Washington, Jan 6: India is projected to grow by a robust 7.8 per cent this year and 7.9 per cent in the next two years, the World Bank forecast today citing strong investor sentiment and the positive effect on real incomes of the recent fall in oil prices.
In its latest Global Economic Prospect report which is released every six months -- the World Bank marginally reduced India's growth rate 0.2 per cent in 2015 and 0.1 per cent in both 2016 and 2017.
The World Bank estimates that China grew at an estimated 6.9 per cent in 2015 (0.3 per cent less than its June projection).
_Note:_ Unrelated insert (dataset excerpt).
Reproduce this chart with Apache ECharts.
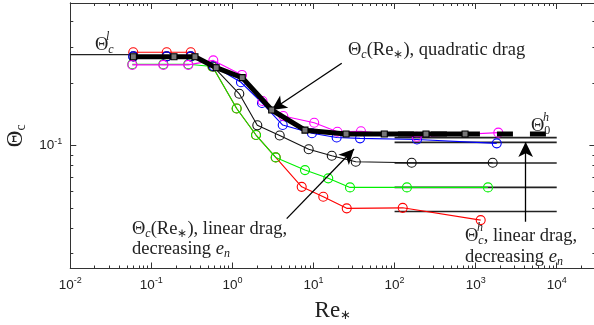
<!DOCTYPE html>
<html><head><meta charset="utf-8">
<script src="https://cdn.jsdelivr.net/npm/echarts@6/dist/echarts.min.js"></script>
<style>html,body{margin:0;padding:0;background:#fff}#c{width:594px;height:325px}</style>
</head><body><div id="c"></div>
<script>
// ---- tick labels ----
const xMajorTicks = [0.01, 0.1, 1, 10, 100, 1000, 10000];
const yMajorTicks = [0.1];
const xMinorMult = [2, 3, 4, 5, 6, 7, 8, 9];
const xMinorDecades = [0.01, 0.1, 1, 10, 100, 1000, 10000];
const yMinorTicks = [0.03, 0.04, 0.05, 0.06, 0.07, 0.08, 0.09, 0.2, 0.3, 0.4];

// ---- quadratic drag (thick black, squares) ----
const quadRe    = [0.06, 0.19, 0.345, 0.63, 1.32, 3.05, 7.85, 25.2, 74.7, 244, 740];
const quadTheta = [0.270, 0.270, 0.270, 0.239, 0.214, 0.149, 0.119, 0.114, 0.114, 0.114, 0.114];

// ---- linear drag, decreasing e_n ----
const redRe    = [0.0598, 0.1545, 0.306, 0.567, 1.128, 1.953, 3.418, 7.15, 13.2, 25.7, 126, 1154];
const redTheta = [0.284, 0.284, 0.284, 0.242, 0.1515, 0.1127, 0.0878, 0.0632, 0.0566, 0.0497, 0.0500, 0.0436];

const greenRe    = [0.0582, 0.1406, 0.2852, 0.567, 1.128, 1.953, 3.418, 7.85, 15.2, 28.2, 142, 1420];
const greenTheta = [0.2485, 0.2485, 0.2485, 0.242, 0.1515, 0.1127, 0.0878, 0.0762, 0.0695, 0.0628, 0.0628, 0.0628];

const blackRe    = [0.0598, 0.1545, 0.306, 0.574, 1.215, 2.026, 3.83, 8.72, 16.8, 33.2, 162.6, 1623];
const blackTheta = [0.271, 0.271, 0.271, 0.243, 0.1786, 0.1256, 0.1121, 0.0961, 0.0894, 0.0836, 0.0827, 0.0827];

const blueRe    = [0.0598, 0.1545, 0.306, 0.59, 1.275, 2.315, 4.17, 9.57, 19.3, 37.5, 189, 1820];
const blueTheta = [0.271, 0.271, 0.271, 0.243, 0.2031, 0.1612, 0.126, 0.1149, 0.1096, 0.1086, 0.1072, 0.1027];

const magRe    = [0.0582, 0.1406, 0.2852, 0.581, 1.312, 2.35, 4.24, 10.2, 19.7, 38.5, 187.5, 1903];
const magTheta = [0.2465, 0.2465, 0.2465, 0.2592, 0.2204, 0.1648, 0.1394, 0.1293, 0.1169, 0.1175, 0.1106, 0.1157];

// ---- reference levels ----
const thetaLowRe = [0.01, 0.06];
const thetaLow = 0.2764;
const theta0hRe = [110, 7600];
const theta0h = 0.1139;
const thetaHighRe = [100, 10000];
const thetaHigh = [0.1095, 0.1038, 0.0825, 0.0628, 0.0480];

// ---- annotation arrows (data coords) ----
const arrowQuad = [[22.3, 0.251], [3.05, 0.149]];
const arrowLin  = [[4.67, 0.0443], [31.6, 0.0964]];
const arrowHigh = [[4140, 0.0428], [4140, 0.1042]];

const xMinorTicks = [];
xMinorDecades.forEach(d => xMinorMult.forEach(m => xMinorTicks.push(d * m)));

const XMIN = 0.01, XMAX = 30000, YMIN = 0.0254, YMAX = 0.492;
const AX = '#333';
const SERIF = 'Liberation Serif';

function zip(a, b) { return a.map((v, i) => [v, b[i]]); }

function logAxis(pos, min, max, major, showLabel, ticks, len) {
  return {
    type: 'log', logBase: 10, position: pos, min: min, max: max,
    axisLine: { show: true, lineStyle: { color: AX, width: 1 } },
    splitLine: { show: false },
    axisTick: { show: true, inside: true, length: len, customValues: ticks, lineStyle: { color: AX, width: 1 } },
    axisLabel: showLabel ? {
      show: true, customValues: major, margin: 8,
      formatter: v => '{b|10}{s|' + Math.round(Math.log10(v)) + '}',
      rich: {
        b: { fontFamily: 'Liberation Sans', fontSize: 13.5, color: '#222' },
        s: { fontFamily: 'Liberation Sans', fontSize: 9, color: '#222', padding: [0, 0, 9, 0] }
      }
    } : { show: false }
  };
}

const xAxes = [
  Object.assign(logAxis('bottom', XMIN, XMAX, xMajorTicks, true, xMajorTicks, 6), {
    name: '{r|Re}{s|∗}', nameLocation: 'middle', nameGap: 31,
    nameTextStyle: { rich: {
      r: { fontFamily: SERIF, fontSize: 23, color: '#222' },
      s: { fontFamily: SERIF, fontSize: 13, color: '#222', padding: [10, 0, 0, 0] }
    } }
  }),
  logAxis('bottom', XMIN, XMAX, null, false, xMinorTicks, 3),
  logAxis('top', XMIN, XMAX, null, false, xMajorTicks, 6),
  logAxis('top', XMIN, XMAX, null, false, xMinorTicks, 3)
];
const yAxes = [
  Object.assign(logAxis('left', YMIN, YMAX, yMajorTicks, true, yMajorTicks, 6), {
    name: '{t|Θ}{s|c}', nameLocation: 'middle', nameGap: 38, nameRotate: 90,
    nameTextStyle: { rich: {
      t: { fontFamily: SERIF, fontSize: 23, color: '#222' },
      s: { fontFamily: SERIF, fontSize: 14, color: '#222', padding: [10, 0, 0, 0] }
    } }
  }),
  logAxis('left', YMIN, YMAX, null, false, yMinorTicks, 3),
  logAxis('right', YMIN, YMAX, null, false, yMajorTicks, 6),
  logAxis('right', YMIN, YMAX, null, false, yMinorTicks, 3)
];

function circSeries(name, re, th, color, z) {
  return {
    name: name, type: 'line', data: zip(re, th), z: z,
    symbol: 'circle', symbolSize: 9,
    itemStyle: { color: 'rgba(255,255,255,0)', borderColor: color, borderWidth: 1.1 },
    lineStyle: { color: color, width: 1.1 },
    emphasis: { disabled: true }
  };
}
function hline(re, y, z, style) {
  return {
    type: 'line', data: re.map(r => [r, y]), z: z, symbol: 'none',
    lineStyle: style, emphasis: { disabled: true }
  };
}
function arrow(pts) {
  return [{ coord: pts[0], symbol: 'none' }, { coord: pts[1], symbol: 'arrow' }];
}

const series = [];
thetaHigh.forEach(v => series.push(hline(thetaHighRe, v, 1, { color: '#222', width: 1.6 })));
series.push(hline(thetaLowRe, thetaLow, 1, { color: '#222', width: 1.1 }));
series.push(circSeries('red', redRe, redTheta, '#ff0000', 2));
series.push(circSeries('green', greenRe, greenTheta, '#00f000', 3));
series.push(circSeries('black', blackRe, blackTheta, '#111111', 4));
series.push(circSeries('blue', blueRe, blueTheta, '#0000ff', 5));
series.push(circSeries('magenta', magRe, magTheta, '#ff00ff', 6));
series.push({
  type: 'line', data: zip(quadRe, quadTheta), z: 8,
  symbol: 'rect', symbolSize: 6,
  itemStyle: { color: '#777', borderColor: '#000', borderWidth: 1.1 },
  lineStyle: { color: '#000', width: 5 }, emphasis: { disabled: true }
});
series.push(hline(theta0hRe, theta0h, 7, { color: '#000', width: 5, type: [16, 17] }));
series.push({
  type: 'line', data: [], z: 10,
  markLine: {
    silent: true, animation: false, symbolSize: [11, 15],
    label: { show: false },
    lineStyle: { color: '#000', width: 1.3, type: 'solid' },
    emphasis: { disabled: true },
    data: [arrow(arrowQuad), arrow(arrowLin), arrow(arrowHigh)]
  }
});

const FS = 18.5;
const richBase = {
  n: { fontFamily: SERIF, fontSize: FS, color: '#222' },
  i: { fontFamily: SERIF, fontSize: FS, color: '#222', fontStyle: 'italic' },
  sb: { fontFamily: SERIF, fontSize: 12, color: '#222', fontStyle: 'italic', padding: [9, 0, 0, 0] },
  sbn: { fontFamily: SERIF, fontSize: 12, color: '#222', padding: [9, 0, 0, 0] },
  sp: { fontFamily: SERIF, fontSize: 12, color: '#222', fontStyle: 'italic' }
};
function label(x, y, text) {
  return { type: 'text', x: x, y: y, z: 20, silent: true,
    style: { text: text, rich: richBase, fill: '#222', verticalAlign: 'middle', align: 'left',
             font: FS + 'px ' + SERIF } };
}

const chart = echarts.init(document.getElementById('c'), null, { renderer: 'canvas' });
chart.setOption({
  animation: false,
  backgroundColor: '#fff',
  grid: { left: 70.3, top: 3, width: 525.1, height: 265.5, containLabel: false, outerBoundsMode: 'none' },
  xAxis: xAxes, yAxis: yAxes, series: series,
  graphic: [
    label(95, 45, '{n|Θ}{sb|c}'), label(106, 37, '{sp|l}'),
    label(348, 50, '{n|Θ}{sb|c}{n|(Re}{sbn|∗}{n|), quadratic drag}'),
    label(132, 229, '{n|Θ}{sb|c}{n|(Re}{sbn|∗}{n|), linear drag,}'),
    label(132, 249, '{n|decreasing }{i|e}{sb|n}'),
    label(465, 236, '{n|Θ}{sb|c}{n|, linear drag,}'), label(477, 228, '{sp|h}'),
    label(465, 257, '{n|decreasing }{i|e}{sb|n}'),
    label(531, 126, '{n|Θ}{sbn|0}'), label(543, 118, '{sp|h}')
  ]
});
</script></body></html>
According to the report, China is estimated to grow at 6.7 per cent in 2016 and 6.5 per cent each in 2017 and 2018.
The growth rate projections is 0.3 per cent in 2016 and 0.4 per cent in 2017. While Russia and Brazil are expected to remain in recession in 2016.
"In contrast to other major developing countries, growth in India remained robust, buoyed by strong investor sentiment and the positive effect on real incomes of the recent fall in oil prices," the World Bank said.
India's currency and stock markets were largely resilient over the past year, even during bouts of volatility in global financial markets, the report said.
Reserve Bank of India, it said, has rebuilt reserves while net FDI flows have remained positive. Ongoing fiscal consolidation in India has reduced the central government's fiscal deficit to close to 4 per cent of GDP (on a 12-month rolling basis), down from a peak of 7.6 per cent in 2009.
In the report, South Asia is projected to be a bright spot in the outlook for emerging and developing economies, with growth speeding up to 7.3 per cent in 2016 from 7 per cent in the year just ended.
The region has smaller trade links with China than other regions, and is a net importer of oil and will benefit from lower global energy prices.
For FY 2016-17, India, the dominant economy in the region, is projected to grow at a faster 7.8 per cent and growth in Pakistan (on a factor cost basis) is expected to accelerate to 4.5 per cent, the report said.